Une gouvernance intenable à long terme

La révolte des gilets jaunes, même si leurs revendications sont contradictoires (on veut à la fois moins d’impôts et plus de dépenses publiques), montre en réalité qu’un pays comme la France est tout simplement incapable de respecter le Pacte de stabilité. Alors imaginer que la France puisse subir sans broncher une cure d’austérité comme cela a été le cas en Grèce, à Chypre, au Portugal, en Irlande et en Espagne relève du pur fantasme. Surtout si une telle cure est imposée par «Bruxelles», en clair par la Commission et l’Eurogroupe, l’instance réunissant les ministres des Finances de la zone euro.

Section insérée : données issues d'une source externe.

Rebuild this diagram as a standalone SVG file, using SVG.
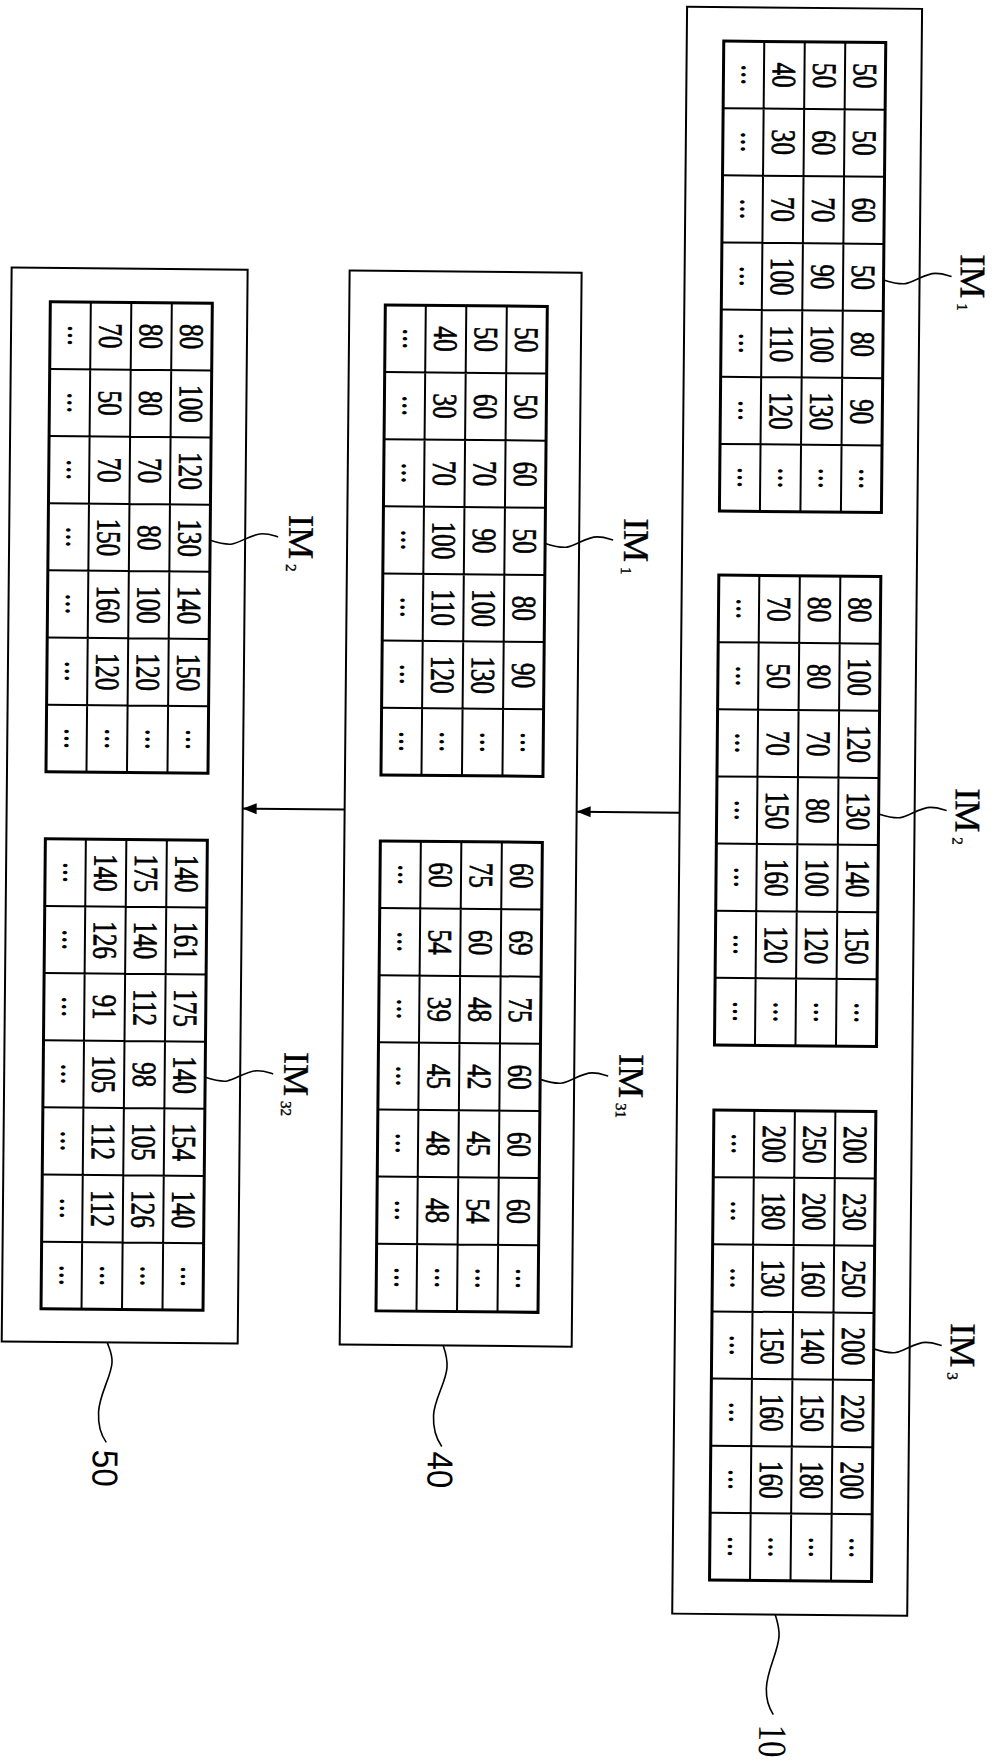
<svg xmlns="http://www.w3.org/2000/svg" xmlns:xlink="http://www.w3.org/1999/xlink" width="1002" height="1764" viewBox="0 0 1002 1764">
<style>
.num{font-family:"Liberation Serif",serif;font-size:34px;text-anchor:middle;fill:#000;stroke:#000;stroke-width:0.7}
.dot{font-size:28px;stroke-width:1.2}
.lbl{font-family:"Liberation Serif",serif;font-size:36px;fill:#000;stroke:#000;stroke-width:0.4}
.sub{font-size:15px}
.ref{font-family:"Liberation Sans",sans-serif;font-size:36px;text-anchor:middle;fill:#000}
.refs{font-family:"Liberation Serif",serif;font-size:40px;text-anchor:middle;fill:#000}
.box{fill:#fff;stroke:#000;stroke-width:2}
.tb{fill:none;stroke:#000;stroke-width:3}
.gl{fill:none;stroke:#000;stroke-width:2}
.ld{fill:none;stroke:#000;stroke-width:1.6}
.ar{fill:none;stroke:#000;stroke-width:2}
</style>
<defs>
<marker id="ah" markerUnits="userSpaceOnUse" markerWidth="14" markerHeight="12" refX="14" refY="6" orient="auto">
<path d="M0,0.5 L14,6 L0,11.5 z" fill="#000"/>
</marker>
<g id="grid">
<rect x="0" y="0" width="162" height="470" fill="#fff"/>
<path class="gl" d="M40.5,0V470M81,0V470M121.5,0V470M0,67.14H162M0,134.29H162M0,201.43H162M0,268.57H162M0,335.71H162M0,402.86H162"/>
<rect class="tb" x="0" y="0" width="162" height="470"/>
</g>
<g id="dots" class="num dot">
<g transform="translate(20.25,0) rotate(90) scale(0.75,1)">
<text x="44.76" y="1.5">…</text><text x="134.29" y="1.5">…</text><text x="223.81" y="1.5">…</text><text x="313.33" y="1.5">…</text><text x="402.86" y="1.5">…</text><text x="492.38" y="1.5">…</text><text x="581.9" y="1.5">…</text>
</g>
<g transform="translate(60.75,0) rotate(90) scale(0.75,1)"><text x="581.9" y="1.5">…</text></g>
<g transform="translate(101.25,0) rotate(90) scale(0.75,1)"><text x="581.9" y="1.5">…</text></g>
<g transform="translate(141.75,0) rotate(90) scale(0.75,1)"><text x="581.9" y="1.5">…</text></g>
</g>
</defs>
<rect x="0" y="0" width="1002" height="1764" fill="#fff"/>
<g transform="rotate(0.53 500 880)">

<g id="box10">
<rect class="box" x="679" y="5" width="235" height="1607"/>
<g id="box10-im1" transform="translate(716,39)">
<use xlink:href="#grid" href="#grid"/><use xlink:href="#dots" href="#dots"/>
<g class="num" transform="translate(141.75,0) rotate(90) scale(0.74,1)"><text x="45.36" y="11.5">50</text><text x="136.09" y="11.5">50</text><text x="226.84" y="11.5">60</text><text x="317.57" y="11.5">50</text><text x="408.3" y="11.5">80</text><text x="499.04" y="11.5">90</text></g>
<g class="num" transform="translate(101.25,0) rotate(90) scale(0.74,1)"><text x="45.36" y="11.5">50</text><text x="136.09" y="11.5">60</text><text x="226.84" y="11.5">70</text><text x="317.57" y="11.5">90</text><text x="408.3" y="11.5">100</text><text x="499.04" y="11.5">130</text></g>
<g class="num" transform="translate(60.75,0) rotate(90) scale(0.74,1)"><text x="45.36" y="11.5">40</text><text x="136.09" y="11.5">30</text><text x="226.84" y="11.5">70</text><text x="317.57" y="11.5">100</text><text x="408.3" y="11.5">110</text><text x="499.04" y="11.5">120</text></g>
</g>
<g id="box10-im2" transform="translate(716,573)">
<use xlink:href="#grid" href="#grid"/><use xlink:href="#dots" href="#dots"/>
<g class="num" transform="translate(141.75,0) rotate(90) scale(0.74,1)"><text x="45.36" y="11.5">80</text><text x="136.09" y="11.5">100</text><text x="226.84" y="11.5">120</text><text x="317.57" y="11.5">130</text><text x="408.3" y="11.5">140</text><text x="499.04" y="11.5">150</text></g>
<g class="num" transform="translate(101.25,0) rotate(90) scale(0.74,1)"><text x="45.36" y="11.5">80</text><text x="136.09" y="11.5">80</text><text x="226.84" y="11.5">70</text><text x="317.57" y="11.5">80</text><text x="408.3" y="11.5">100</text><text x="499.04" y="11.5">120</text></g>
<g class="num" transform="translate(60.75,0) rotate(90) scale(0.74,1)"><text x="45.36" y="11.5">70</text><text x="136.09" y="11.5">50</text><text x="226.84" y="11.5">70</text><text x="317.57" y="11.5">150</text><text x="408.3" y="11.5">160</text><text x="499.04" y="11.5">120</text></g>
</g>
<g id="box10-im3" transform="translate(716,1108)">
<use xlink:href="#grid" href="#grid"/><use xlink:href="#dots" href="#dots"/>
<g class="num" transform="translate(141.75,0) rotate(90) scale(0.74,1)"><text x="45.36" y="11.5">200</text><text x="136.09" y="11.5">230</text><text x="226.84" y="11.5">250</text><text x="317.57" y="11.5">200</text><text x="408.3" y="11.5">220</text><text x="499.04" y="11.5">200</text></g>
<g class="num" transform="translate(101.25,0) rotate(90) scale(0.74,1)"><text x="45.36" y="11.5">250</text><text x="136.09" y="11.5">200</text><text x="226.84" y="11.5">160</text><text x="317.57" y="11.5">140</text><text x="408.3" y="11.5">150</text><text x="499.04" y="11.5">180</text></g>
<g class="num" transform="translate(60.75,0) rotate(90) scale(0.74,1)"><text x="45.36" y="11.5">200</text><text x="136.09" y="11.5">180</text><text x="226.84" y="11.5">130</text><text x="317.57" y="11.5">150</text><text x="408.3" y="11.5">160</text><text x="499.04" y="11.5">160</text></g>
</g>
<text class="lbl" transform="translate(955,250) rotate(90)">IM<tspan class="sub" dx="5" dy="3">1</tspan></text>
<text class="lbl" transform="translate(955,784) rotate(90)">IM<tspan class="sub" dx="5" dy="3">2</tspan></text>
<text class="lbl" transform="translate(955,1319) rotate(90)">IM<tspan class="sub" dx="5" dy="3">3</tspan></text>
<text class="refs" transform="translate(767,1738.5) rotate(90) scale(0.82,1)">10</text>
</g>

<g id="box40">
<rect class="box" x="344" y="272" width="232" height="1074"/>
<g id="box40-im1" transform="translate(380,306)">
<use xlink:href="#grid" href="#grid"/><use xlink:href="#dots" href="#dots"/>
<g class="num" transform="translate(141.75,0) rotate(90) scale(0.74,1)"><text x="45.36" y="11.5">50</text><text x="136.09" y="11.5">50</text><text x="226.84" y="11.5">60</text><text x="317.57" y="11.5">50</text><text x="408.3" y="11.5">80</text><text x="499.04" y="11.5">90</text></g>
<g class="num" transform="translate(101.25,0) rotate(90) scale(0.74,1)"><text x="45.36" y="11.5">50</text><text x="136.09" y="11.5">60</text><text x="226.84" y="11.5">70</text><text x="317.57" y="11.5">90</text><text x="408.3" y="11.5">100</text><text x="499.04" y="11.5">130</text></g>
<g class="num" transform="translate(60.75,0) rotate(90) scale(0.74,1)"><text x="45.36" y="11.5">40</text><text x="136.09" y="11.5">30</text><text x="226.84" y="11.5">70</text><text x="317.57" y="11.5">100</text><text x="408.3" y="11.5">110</text><text x="499.04" y="11.5">120</text></g>
</g>
<g id="box40-im31" transform="translate(380,842)">
<use xlink:href="#grid" href="#grid"/><use xlink:href="#dots" href="#dots"/>
<g class="num" transform="translate(141.75,0) rotate(90) scale(0.74,1)"><text x="45.36" y="11.5">60</text><text x="136.09" y="11.5">69</text><text x="226.84" y="11.5">75</text><text x="317.57" y="11.5">60</text><text x="408.3" y="11.5">60</text><text x="499.04" y="11.5">60</text></g>
<g class="num" transform="translate(101.25,0) rotate(90) scale(0.74,1)"><text x="45.36" y="11.5">75</text><text x="136.09" y="11.5">60</text><text x="226.84" y="11.5">48</text><text x="317.57" y="11.5">42</text><text x="408.3" y="11.5">45</text><text x="499.04" y="11.5">54</text></g>
<g class="num" transform="translate(60.75,0) rotate(90) scale(0.74,1)"><text x="45.36" y="11.5">60</text><text x="136.09" y="11.5">54</text><text x="226.84" y="11.5">39</text><text x="317.57" y="11.5">45</text><text x="408.3" y="11.5">48</text><text x="499.04" y="11.5">48</text></g>
</g>
<text class="lbl" transform="translate(621,517) rotate(90)">IM<tspan class="sub" dx="5" dy="3">1</tspan></text>
<text class="lbl" transform="translate(621,1053) rotate(90)">IM<tspan class="sub" dx="5" dy="3">31</tspan></text>
<text class="ref" transform="translate(433,1470.5) rotate(90) scale(0.92,1)">40</text>
</g>

<g id="box50">
<rect class="box" x="6" y="272" width="236" height="1074"/>
<g id="box50-im2" transform="translate(45,306)">
<use xlink:href="#grid" href="#grid"/><use xlink:href="#dots" href="#dots"/>
<g class="num" transform="translate(141.75,0) rotate(90) scale(0.74,1)"><text x="45.36" y="11.5">80</text><text x="136.09" y="11.5">100</text><text x="226.84" y="11.5">120</text><text x="317.57" y="11.5">130</text><text x="408.3" y="11.5">140</text><text x="499.04" y="11.5">150</text></g>
<g class="num" transform="translate(101.25,0) rotate(90) scale(0.74,1)"><text x="45.36" y="11.5">80</text><text x="136.09" y="11.5">80</text><text x="226.84" y="11.5">70</text><text x="317.57" y="11.5">80</text><text x="408.3" y="11.5">100</text><text x="499.04" y="11.5">120</text></g>
<g class="num" transform="translate(60.75,0) rotate(90) scale(0.74,1)"><text x="45.36" y="11.5">70</text><text x="136.09" y="11.5">50</text><text x="226.84" y="11.5">70</text><text x="317.57" y="11.5">150</text><text x="408.3" y="11.5">160</text><text x="499.04" y="11.5">120</text></g>
</g>
<g id="box50-im32" transform="translate(45,843)">
<use xlink:href="#grid" href="#grid"/><use xlink:href="#dots" href="#dots"/>
<g class="num" transform="translate(141.75,0) rotate(90) scale(0.74,1)"><text x="45.36" y="11.5">140</text><text x="136.09" y="11.5">161</text><text x="226.84" y="11.5">175</text><text x="317.57" y="11.5">140</text><text x="408.3" y="11.5">154</text><text x="499.04" y="11.5">140</text></g>
<g class="num" transform="translate(101.25,0) rotate(90) scale(0.74,1)"><text x="45.36" y="11.5">175</text><text x="136.09" y="11.5">140</text><text x="226.84" y="11.5">112</text><text x="317.57" y="11.5">98</text><text x="408.3" y="11.5">105</text><text x="499.04" y="11.5">126</text></g>
<g class="num" transform="translate(60.75,0) rotate(90) scale(0.74,1)"><text x="45.36" y="11.5">140</text><text x="136.09" y="11.5">126</text><text x="226.84" y="11.5">91</text><text x="317.57" y="11.5">105</text><text x="408.3" y="11.5">112</text><text x="499.04" y="11.5">112</text></g>
</g>
<text class="lbl" transform="translate(286,517) rotate(90)">IM<tspan class="sub" dx="5" dy="3">2</tspan></text>
<text class="lbl" transform="translate(286,1054) rotate(90)">IM<tspan class="sub" dx="5" dy="3">32</tspan></text>
<text class="ref" transform="translate(98,1472) rotate(90) scale(0.92,1)">50</text>
</g>

<g id="connectors">
<line class="ar" x1="679" y1="811" x2="576" y2="811" marker-end="url(#ah)"/>
<line class="ar" x1="344" y1="811" x2="242" y2="811" marker-end="url(#ah)"/>
<path class="ld" d="M878,276.4 c10,3 16,4.5 22,3.5 c8,-1.5 20,-10.5 30,-10.5 c8,0 12,2 16,3"/>
<path class="ld" d="M878,810.4 c10,3 16,4.5 22,3.5 c8,-1.5 20,-10.5 30,-10.5 c8,0 12,2 16,3"/>
<path class="ld" d="M878,1345.4 c10,3 16,4.5 22,3.5 c8,-1.5 20,-10.5 30,-10.5 c8,0 12,2 16,3"/>
<path class="ld" d="M542,543 c10,3 16,4.5 22,3.5 c8,-1.5 20,-10.5 30,-10.5 c8,0 12,2 16,3"/>
<path class="ld" d="M542,1079 c10,3 16,4.5 22,3.5 c8,-1.5 20,-10.5 30,-10.5 c8,0 12,2 16,3"/>
<path class="ld" d="M207,543 c10,3 16,4.5 22,3.5 c8,-1.5 20,-10.5 30,-10.5 c8,0 12,2 16,3"/>
<path class="ld" d="M207,1080 c10,3 16,4.5 22,3.5 c8,-1.5 20,-10.5 30,-10.5 c8,0 12,2 16,3"/>
<path class="ld" d="M782,1612 C784,1619 786.5,1625 786,1634 C785,1650 774,1668 773.8,1686 C773.6,1698 777,1706 781,1712"/>
<path class="ld" d="M447.5,1346 C450,1353 452,1360 451.5,1368 C451,1382 439,1400 438.5,1416 C438,1430 442,1440 447,1447"/>
<path class="ld" d="M111.5,1346 C114,1353 117,1358 116.5,1366 C116,1380 104,1398 103.5,1416 C103,1430 107,1440 111.5,1446"/>
</g>
</g>
</svg>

Autrement dit, la gouvernance de la zone euro est intenable à long terme : politiquement, imposer de l’extérieur une politique budgétaire rigoureuse est tout bonnement impossible. Cela amènerait à coup sûr le Rassemblement national au pouvoir avec le risque de Frexit qui en découlerait. Est-ce étonnant ? Pas vraiment.

Aux États-Unis ou au Canada, l’Etat fédéral ne pourrait imposer une cure d’austérité à un ou plusieurs Etats fédérés. S’ils frôlent la faillite, c’est leur problème, pas celui de l’Etat fédéral. Le problème de la zone euro est qu’elle n’est pas allée au terme de son intégration : il y a certes une monnaie unique, mais pas de gouvernement fédéral, pas de parlement fédéral, pas de budget fédéral, pas de Trésor européen chargé de lever des emprunts. On a cru qu’il suffisait de contraindre les budgets nationaux pour que le système fonctionne, ce qui n’est pas le cas.

S’il existait un budget de la zone euro, celui-ci pourrait jouer le rôle d’amortisseur, à l’image des budgets fédéraux (transferts sociaux, investissements, etc.), ce qui permettrait de ne plus donner l’impression aux citoyens qu’ils ne contrôlent plus leur destin, que les dépenses et les recettes sont décidées par des institutions sur lesquelles ils n’ont aucune prise. Si la France veut faire faillite, c’est son droit souverain. Ce sera à elle de faire face à la situation sans pouvoir incriminer «Bruxelles».